Ted Nelson is not a programmer, and his vision for what the internet could be is still in the early stages of practical realization. But the man who came up with the term “hypertext” in 1963 is nevertheless seen as an internet pioneer and visionary, worthy of being a visiting fellow at the Oxford Internet Institute.

Nelson, who was featured in Werner Herzog’s latest film, "Lo and Behold," believes instead of the existing formats we use online, where text often mirrors the constraints of paper, we should have a system of two-way links that would allow readers to see the context of any quotation. It’s a complex idea, best explained by Nelson in the video below:

There are a few offline examples, such as the Talmud and the Rosetta Stone, where text is read side-by-side. Nelson believes this is how online documents should be constructed.

“As far as I’m concerned, this is the way literature should develop,” he says. “I don’t consider this technology, I think it’s literature.

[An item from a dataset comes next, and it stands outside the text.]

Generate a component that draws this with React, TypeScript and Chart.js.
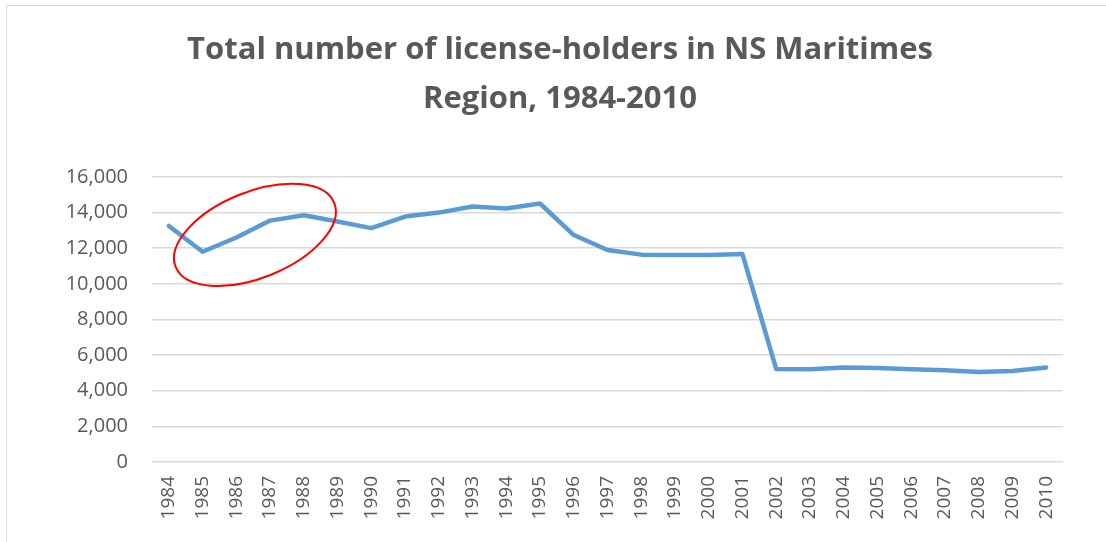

Being able to see visible connections between pages seems to me absolutely fundamental.”

Nelsons says this setup would be the ideal format for reading annotations, additional details, correspondence, and disagreements: “It’s essentially a different genre of writing.”

As Nelson sees it, our current use of online documents is very limiting. He’s particularly disturbed by how we use the words cut and paste. When Microsoft was introduced in 1984, cut came to mean “hide this piece that I’ve just marked in an invisible place,” and paste became “plug whatever’s in this invisible place to where I’m pointing.”

“To me, that was an outrage because no one has yet got a decent re-arrangement system that allows you to see the all the parts of the arrangement as you’re writing,” Nelson says. “Those words meant something entirely different until 1984. Balzac, the French novelist, carried a razor blade around his neck for cutting up his manuscript. Tolstoy would cut up his manuscripts and leave all the pieces around the floor. This is true cut-and-paste, where you’re re-arranging on a large scale and able to see the relationships between parts.”

Ironically, Nelson is friends with Larry Tesler—the man responsible for our modern use of cut and paste—but still calls their mislabeling “a crime against humanity.”

Our ability to see connections between texts, with free movement of non-sequential text, would be transformative. Nelson hopes that one day, his vision for a document that allows such relationships between texts will be realized, and eventually commonplace.

“There are precedents throughout the literary world,” he says. “But the notion of making it a fundamental format seems to have been left to me.”